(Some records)

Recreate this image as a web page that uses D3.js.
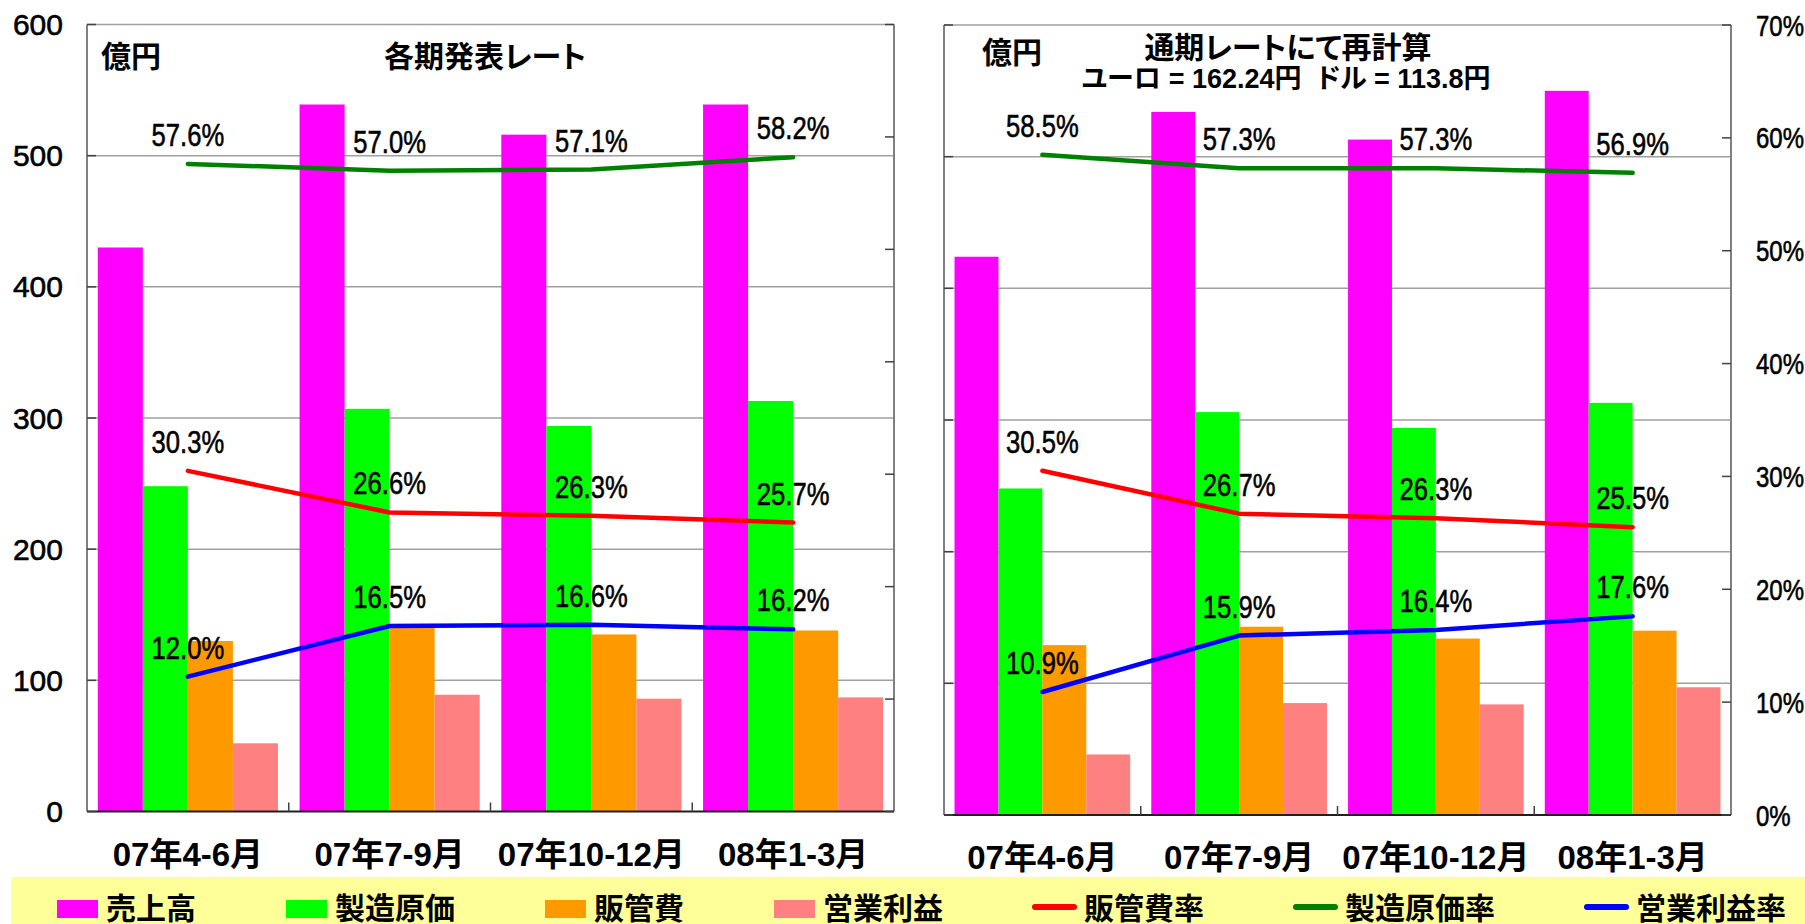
<!DOCTYPE html>
<html>
<head>
<meta charset="utf-8">
<script src="https://cdn.jsdelivr.net/npm/d3@7"></script>
<style>
  body { margin: 0; background: #fff; }
  text { font-family: "Liberation Sans", Arial, "Noto Sans CJK JP", sans-serif; fill: #000; }
  .bold { font-weight: bold; }
  .num { stroke: #000; stroke-width: 0.6px; }
  .title { font-feature-settings: "palt"; }
</style>
</head>
<body>
<svg id="chart" width="1805" height="924"></svg>
<script>
const quarters = ["07年4-6月", "07年7-9月", "07年10-12月", "08年1-3月"];
const barSeries = ["売上高", "製造原価", "販管費", "営業利益"];
const lineSeries = ["販管費率", "製造原価率", "営業利益率"];

// 各期発表レート (億円 / %)
const salesA = [430, 539, 516, 539];
const costA = [248, 307, 294, 313];
const sgaA = [130, 143, 135, 138];
const profitA = [52, 89, 86, 87];
const sgaRateA = [30.3, 26.6, 26.3, 25.7];
const costRateA = [57.6, 57.0, 57.1, 58.2];
const profitRateA = [12.0, 16.5, 16.6, 16.2];

// 通期レートにて再計算
const salesB = [424, 534, 513, 550];
const costB = [248, 306, 294, 313];
const sgaB = [129, 143, 134, 140];
const profitB = [46, 85, 84, 97];
const sgaRateB = [30.5, 26.7, 26.3, 25.5];
const costRateB = [58.5, 57.3, 57.3, 56.9];
const profitRateB = [10.9, 15.9, 16.4, 17.6];

const yTicks = [0, 100, 200, 300, 400, 500, 600];
const pctTicks = [0, 10, 20, 30, 40, 50, 60, 70];

const barColor = d3.scaleOrdinal().domain(barSeries).range(["#ff00ff", "#00ff00", "#ff9900", "#ff8080"]);
const lineColor = d3.scaleOrdinal().domain(lineSeries).range(["#ff0000", "#008000", "#0000ff"]);

const svg = d3.select("#chart");

const panels = [
  {
    left: 87, right: 894, top: 24.5, bottom: 811.5,
    bars: [salesA, costA, sgaA, profitA],
    lines: [sgaRateA, costRateA, profitRateA],
    leftLabels: true, rightLabels: false,
    titles: [
      { text: "億円", x: 101, y: 67, size: 30, anchor: "start" },
      { text: "各期発表レート", x: 384, y: 67, size: 30, anchor: "start" }
    ]
  },
  {
    left: 944, right: 1731, top: 25, bottom: 815,
    bars: [salesB, costB, sgaB, profitB],
    lines: [sgaRateB, costRateB, profitRateB],
    leftLabels: false, rightLabels: true,
    titles: [
      { text: "億円", x: 982, y: 63, size: 30, anchor: "start" },
      { text: "通期レートにて再計算", x: 1288, y: 57.5, size: 30, anchor: "middle" },
      { text: "ユーロ = 162.24円  ドル = 113.8円", x: 1286, y: 88, size: 27, anchor: "middle" }
    ]
  }
];

panels.forEach(p => {
  const g = svg.append("g");
  const x0 = d3.scaleBand().domain(quarters).range([p.left, p.right]);
  const x1 = d3.scaleBand().domain(barSeries).range([0, x0.bandwidth()]).paddingOuter(0.24);
  const y = d3.scaleLinear().domain([0, 600]).range([p.bottom, p.top]);
  const yPct = d3.scaleLinear().domain([0, 70]).range([p.bottom, p.top]);
  const cx = q => x0(q) + x0.bandwidth() / 2;

  // gridlines
  g.selectAll(".grid").data(yTicks.slice(1)).join("line")
    .attr("x1", p.left).attr("x2", p.right)
    .attr("y1", d => y(d)).attr("y2", d => y(d))
    .attr("stroke", "#a0a0a0").attr("stroke-width", 1.5);

  // bars
  quarters.forEach((q, i) => {
    g.selectAll(null).data(barSeries).join("rect")
      .attr("x", s => x0(q) + x1(s))
      .attr("width", x1.bandwidth())
      .attr("y", (s, j) => y(p.bars[j][i]))
      .attr("height", (s, j) => y(0) - y(p.bars[j][i]))
      .attr("fill", s => barColor(s));
  });

  // axes
  g.append("line").attr("x1", p.left).attr("x2", p.left).attr("y1", p.top).attr("y2", p.bottom)
    .attr("stroke", "#808080").attr("stroke-width", 2);
  g.append("line").attr("x1", p.right).attr("x2", p.right).attr("y1", p.top).attr("y2", p.bottom)
    .attr("stroke", "#808080").attr("stroke-width", 2);
  g.append("line").attr("x1", p.left).attr("x2", p.right).attr("y1", p.bottom).attr("y2", p.bottom)
    .attr("stroke", "#202020").attr("stroke-width", 2);

  g.selectAll(null).data(yTicks).join("line")
    .attr("x1", p.left).attr("x2", p.left + 9)
    .attr("y1", d => y(d)).attr("y2", d => y(d))
    .attr("stroke", "#404040").attr("stroke-width", 1.5);
  g.selectAll(null).data(pctTicks).join("line")
    .attr("x1", p.right - 9).attr("x2", p.right)
    .attr("y1", d => yPct(d)).attr("y2", d => yPct(d))
    .attr("stroke", "#404040").attr("stroke-width", 1.5);
  g.selectAll(null).data(quarters.slice(1)).join("line")
    .attr("x1", d => x0(d)).attr("x2", d => x0(d))
    .attr("y1", p.bottom - 9).attr("y2", p.bottom)
    .attr("stroke", "#404040").attr("stroke-width", 1.5);

  if (p.leftLabels) {
    g.selectAll(null).data(yTicks).join("text")
      .attr("class", "num")
      .attr("x", p.left - 24).attr("y", d => y(d) + 10.5)
      .attr("text-anchor", "end").style("font-size", "30px")
      .text(d => d);
  }
  if (p.rightLabels) {
    g.selectAll(null).data(pctTicks).join("text")
      .attr("class", "num")
      .attr("transform", d => `translate(${p.right + 25},${yPct(d) + 10.5}) scale(0.8,1)`)
      .attr("text-anchor", "start").style("font-size", "30px")
      .text(d => d + "%");
  }

  // category labels
  g.selectAll(null).data(quarters).join("text")
    .attr("class", "bold")
    .attr("x", d => cx(d)).attr("y", p.bottom + 54)
    .attr("text-anchor", "middle").style("font-size", "33px")
    .text(d => d);

  // ratio lines
  const line = d3.line().x((d, i) => cx(quarters[i])).y(d => yPct(d));
  lineSeries.forEach((s, j) => {
    g.append("path").datum(p.lines[j])
      .attr("d", line)
      .attr("fill", "none")
      .attr("stroke", lineColor(s))
      .attr("stroke-width", 4.5)
      .attr("stroke-linejoin", "round")
      .attr("stroke-linecap", "round");
  });
  lineSeries.forEach((s, j) => {
    g.selectAll(null).data(p.lines[j]).join("text")
      .attr("class", "num")
      .attr("transform", (d, i) => `translate(${cx(quarters[i])},${yPct(d) - 18}) scale(0.8,1)`)
      .attr("text-anchor", "middle").style("font-size", "32px")
      .text(d => d.toFixed(1) + "%");
  });

  // titles
  g.selectAll(null).data(p.titles).join("text")
    .attr("class", "bold title")
    .attr("x", d => d.x).attr("y", d => d.y)
    .attr("text-anchor", d => d.anchor)
    .style("font-size", d => d.size + "px")
    .style("white-space", "pre")
    .text(d => d.text);
});

// legend
const legend = svg.append("g");
legend.append("rect").attr("x", 11.5).attr("y", 877).attr("width", 1805 - 11.5).attr("height", 47).attr("fill", "#ffff99");

const legendItems = barSeries.map(s => ({ name: s, type: "bar", color: barColor(s) }))
  .concat(lineSeries.map(s => ({ name: s, type: "line", color: lineColor(s) })));

let lx = 57;
legendItems.forEach(item => {
  const li = legend.append("g");
  let sw;
  if (item.type === "bar") {
    li.append("rect").attr("x", lx).attr("y", 900).attr("width", 41).attr("height", 18).attr("fill", item.color);
    sw = 41;
  } else {
    li.append("line").attr("x1", lx + 2).attr("x2", lx + 41).attr("y1", 907).attr("y2", 907)
      .attr("stroke", item.color).attr("stroke-width", 6).attr("stroke-linecap", "round");
    sw = 43;
  }
  const t = li.append("text").attr("class", "bold")
    .attr("x", lx + sw + 8).attr("y", 919)
    .style("font-size", "30px")
    .text(item.name);
  lx += sw + 8 + t.node().getComputedTextLength() + 90;
});
</script>
</body>
</html>
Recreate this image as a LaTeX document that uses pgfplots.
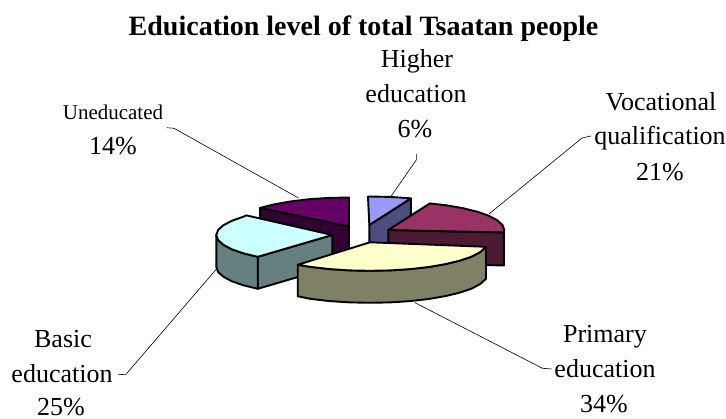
\documentclass[border=0pt]{standalone}
\usepackage{fontspec}
\setmainfont{Liberation Serif}
\usepackage{pgfplots}
\pgfplotsset{compat=1.18}
% label placed by its baseline centre
\newcommand{\lab}[3]{\node[anchor=base,inner sep=0pt,font=\fontsize{26}{26}\selectfont] at (axis cs:#1,#2) {#3};}
\definecolor{higherTop}{HTML}{9999FF}
\definecolor{higherSide}{HTML}{4D4D80}
\definecolor{vocTop}{HTML}{993366}
\definecolor{vocSide}{HTML}{4D1A33}
\definecolor{primTop}{HTML}{FFFFCC}
\definecolor{primSide}{HTML}{808066}
\definecolor{basicTop}{HTML}{CCFFFF}
\definecolor{basicSide}{HTML}{668080}
\definecolor{unedTop}{HTML}{660066}
\definecolor{unedSide}{HTML}{330033}
\begin{document}
\begin{tikzpicture}
\useasboundingbox (0,0) rectangle (726pt,419pt);
\begin{axis}[
  at={(0,0)}, anchor=south west,
  scale only axis, width=726pt, height=419pt,
  xmin=0, xmax=726, ymin=0, ymax=419, y dir=reverse,
  hide axis, clip=false,
  slice/.style={draw=black, line width=1.9pt, line join=round, fill=#1},
  leader/.style={draw=black, line width=0.6pt},
]
% leader lines
\addplot[leader] coordinates {(416.3,154) (416.3,160) (390.5,197)};
\addplot[leader] coordinates {(591,136) (582,138) (489,214)};
\addplot[leader] coordinates {(167,127.7) (174,128.3) (298.5,198)};
\addplot[leader] coordinates {(118,374.7) (126,374.3) (216.5,269)};
\addplot[leader] coordinates {(551.7,369) (542.4,368.3) (415,302.7)};

% Higher education, 6%
\addplot[slice=higherSide] coordinates {(369.3,225) (410.9,198.4) (410.9,230.4) (369.3,257)} --cycle;
\addplot[slice=higherTop] coordinates {(369.3,225) (368,196.5) (389.5,196.9) (409,198.2) (410.9,198.4)} --cycle;

% Uneducated, 14%
\addplot[slice=unedSide] coordinates {(349,226.5) (260.1,207.9) (260.1,239.9) (349,258.5)} --cycle;
\addplot[slice=unedTop] coordinates {(349,226.5) (349,197.5) (328.8,197.9) (309.3,199.2) (291,201.4) (274.4,204.3) (260.1,207.9)} --cycle;

% Vocational qualification, 21%
\addplot[slice=vocSide] coordinates {(388.3,230) (503.9,232.5) (503.9,265.5) (388.3,263)} --cycle;
\addplot[slice=vocTop] coordinates {(388.3,230) (429.9,203.4) (446.3,205.3) (462.9,208.2) (477.2,211.7) (488.8,215.8) (497.3,220.3) (502.5,225) (504.3,230) (503.9,232.5)} --cycle;

% Basic education, 25%
\addplot[slice=basicSide] coordinates {(257.7,256.8) (332.3,235) (332.3,267) (257.7,288.8)} --cycle;
\addplot[slice=basicSide] coordinates {(216.3,235) (218.1,240) (223.3,244.7) (231.8,249.3) (243.4,253.3) (257.7,256.8) (257.7,288.8) (243.4,285.3) (231.8,281.3) (223.3,276.7) (218.1,272) (216.3,267)} --cycle;
\addplot[slice=basicTop] coordinates {(332.3,235) (257.7,256.8) (243.4,253.3) (231.8,249.3) (223.3,244.7) (218.1,240) (216.3,235) (218.1,230) (223.3,225.3) (231.8,220.8) (243.4,216.7) (246.5,215.4)} --cycle;

% Primary education, 34%
\addplot[slice=primSide] coordinates {(486,246.8) (480.3,252) (471.7,256.6) (459.9,260.6) (445.5,264.1) (428.7,267) (410.2,269.1) (390.4,270.4) (370,270.8) (349.6,270.4) (329.8,269.1) (311.3,267) (297.7,264.8) (297.7,296.3) (311.3,299) (329.8,301.1) (349.6,302.4) (370,302.8) (390.4,302.4) (410.2,301.1) (428.7,299) (445.5,296.1) (459.9,292.6) (471.7,288.6) (480.3,284) (486,278.8)} --cycle;
\addplot[slice=primTop] coordinates {(370,242.3) (486,246.8) (480.3,252) (471.7,256.6) (459.9,260.6) (445.5,264.1) (428.7,267) (410.2,269.1) (390.4,270.4) (370,270.8) (349.6,270.4) (329.8,269.1) (311.3,267) (297.7,264.8)} --cycle;

% title
\node[anchor=base,inner sep=0pt,font=\fontsize{28}{28}\selectfont\bfseries] at (axis cs:363.5,36) {Eduication level of total Tsaatan people};
% slice labels
\lab{417}{68}{Higher}
\lab{416}{102.7}{education}
\lab{415}{138}{6\%}
\node[anchor=base,inner sep=0pt,font=\fontsize{21}{21}\selectfont] at (axis cs:113,120) {Uneducated};
\lab{113}{155}{14\%}
\lab{661}{110.7}{Vocational}
\lab{660}{145}{qualification}
\lab{660}{181}{21\%}
\lab{63}{348}{Basic}
\lab{62}{383}{education}
\lab{61}{416}{25\%}
\lab{605}{342.7}{Primary}
\lab{605}{377.7}{education}
\lab{604}{413}{34\%}
\end{axis}
\end{tikzpicture}
\end{document}
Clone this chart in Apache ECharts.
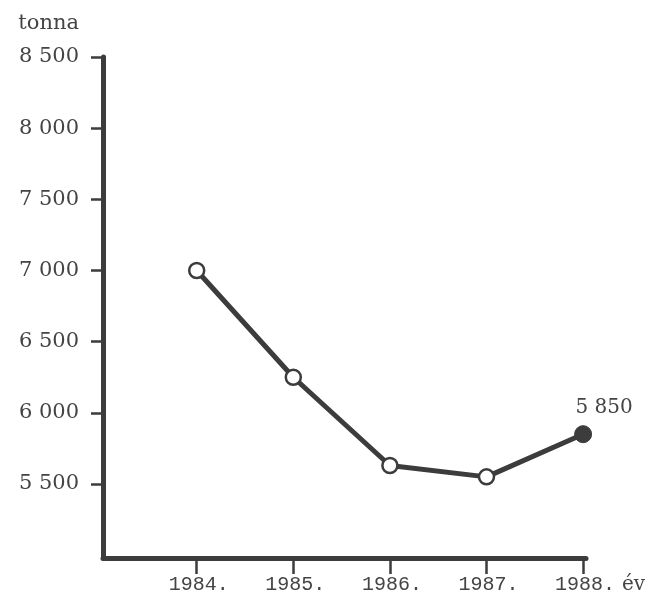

- TASK GOAL -
Could the lines from the top of the material through the line with "const pctTicks = [0, 10, 20, 30, 40, 50, 60, 70];" be repeated exactly, pictures left out?

- THE SOLUTION -
Recreate this image as a web page that uses D3.js.
<!DOCTYPE html>
<html>
<head>
<meta charset="utf-8">
<script src="https://cdn.jsdelivr.net/npm/d3@7"></script>
<style>
  body { margin: 0; background: #fff; }
  text { font-family: "Liberation Sans", Arial, "Noto Sans CJK JP", sans-serif; fill: #000; }
  .bold { font-weight: bold; }
  .num { stroke: #000; stroke-width: 0.6px; }
  .title { font-feature-settings: "palt"; }
</style>
</head>
<body>
<svg id="chart" width="1805" height="924"></svg>
<script>
const quarters = ["07年4-6月", "07年7-9月", "07年10-12月", "08年1-3月"];
const barSeries = ["売上高", "製造原価", "販管費", "営業利益"];
const lineSeries = ["販管費率", "製造原価率", "営業利益率"];

// 各期発表レート (億円 / %)
const salesA = [430, 539, 516, 539];
const costA = [248, 307, 294, 313];
const sgaA = [130, 143, 135, 138];
const profitA = [52, 89, 86, 87];
const sgaRateA = [30.3, 26.6, 26.3, 25.7];
const costRateA = [57.6, 57.0, 57.1, 58.2];
const profitRateA = [12.0, 16.5, 16.6, 16.2];

// 通期レートにて再計算
const salesB = [424, 534, 513, 550];
const costB = [248, 306, 294, 313];
const sgaB = [129, 143, 134, 140];
const profitB = [46, 85, 84, 97];
const sgaRateB = [30.5, 26.7, 26.3, 25.5];
const costRateB = [58.5, 57.3, 57.3, 56.9];
const profitRateB = [10.9, 15.9, 16.4, 17.6];

const yTicks = [0, 100, 200, 300, 400, 500, 600];
const pctTicks = [0, 10, 20, 30, 40, 50, 60, 70];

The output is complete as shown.